Iwanischwili wolle alles selbst kontrollieren. Er sei einer, der nicht ein Team, sondern eine Armee von Marionettenfiguren habe, sagt Batschiaschwili. Er hat ihn auch als Manager nie anders erlebt. Sein Managementstil sei nie europäisch gewesen. Iwanischwili bevorzugt Mitarbeiter, die es nie gewagt haben, eine andere Meinung als seine eigene zu vertreten. Aus diesem Grund wollte Batschiaschwili nie der Regierung von Iwanischwili beitreten. Dieser sei davon überzeugt, dass er alles am besten wisse, und belehre jeden Fachmann.

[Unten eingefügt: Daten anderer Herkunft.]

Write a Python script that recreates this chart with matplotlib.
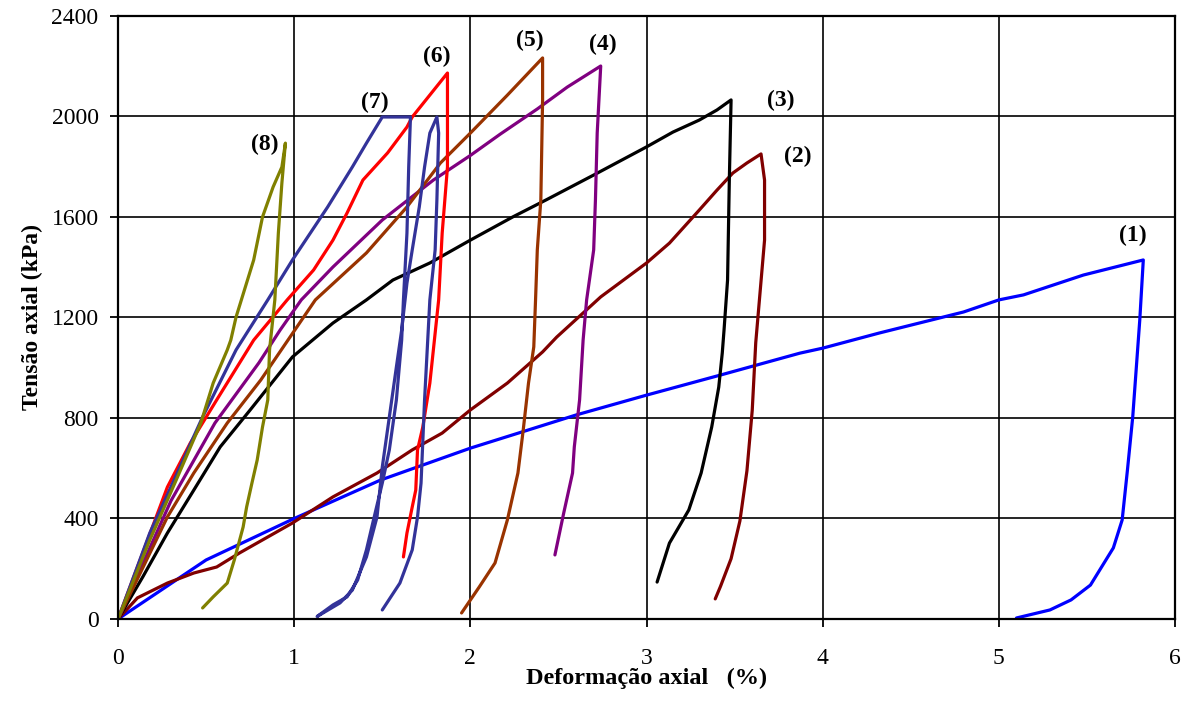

«Iwanischwili will Georgien in sein Sultanat verwandeln», sagt Batschiaschwili warnend, und er nennt die jüngsten Wahlen die schlimmsten in der 30-jährigen Geschichte der Unabhängigkeit des Landes. Ergreife der Westen nicht energische Massnahmen, verliere er nicht nur Georgien an Russland, sondern den ganzen Kaukasus. Iwanischwili gehe es nur um sich und um sein Wohlbefinden. Er sei ein Egoist, der die langfristigen Interessen des Landes völlig missachte, ist der frühere Vertraute überzeugt.
Hoffnungsträger für viele Georgier
Für viele Georgier ist Iwanischwili aber immer noch der Heilsbringer. Sie sehen in dem sich bescheiden und beherrscht gebenden Perfektionisten einen politischen Führer, wie er Georgien davor gefehlt habe. Hoch rechnen ihm und dem Georgischen Traum viele an, dass unter deren Herrschaft die visafreie Einreise in den Schengenraum möglich wurde und Georgien – nach einigem Zögern – der Status eines EU-Beitritts-Kandidaten zugesprochen wurde.
Die raunenden Spekulationen über amerikanische Kriegstreiber und einen ausländisch beeinflussten Deep State tragen sie mit. Georgiens Lavieren im Ukraine-Krieg und innenpolitische Verhärtungen gegenüber Nichtregierungsorganisationen und sexuellen Minderheiten unter dem aus Russland vertrauten Vorwand, «traditionelle Werte» verteidigen zu müssen, ist für sie eine Garantie für den Erhalt der Souveränität.
Es spricht vieles dafür, dass der Ukraine-Krieg Iwanischwili endgültig darin bestärkte, dem Westen nicht länger zu trauen. Frieden contra Krieg war auch die Hauptbotschaft im Wahlkampf: Nur mit dem Georgischen Traum drifte das Land nicht zum westlichen Befehlsempfänger und Kriegsteilnehmer ab. Mit einem Gesetz, das den steuerbefreiten Geldtransfer von Offshore-Vermögen nach Georgien erlaubt, sicherte sich Iwanischwili gegen mögliche westliche Sanktionen ab.
Ministerpräsident Irakli Kobachidse frohlockt bereits: Das dank dem neugewählten amerikanischen Präsidenten Donald Trump bevorstehende Ende des Ukraine-Krieges werde auch das Verhältnis des Landes zum Westen wieder neu justieren und normalisieren. Hinter Kobachidses Optimismus stehen viele Fragezeichen. Das grösste ist Iwanischwili.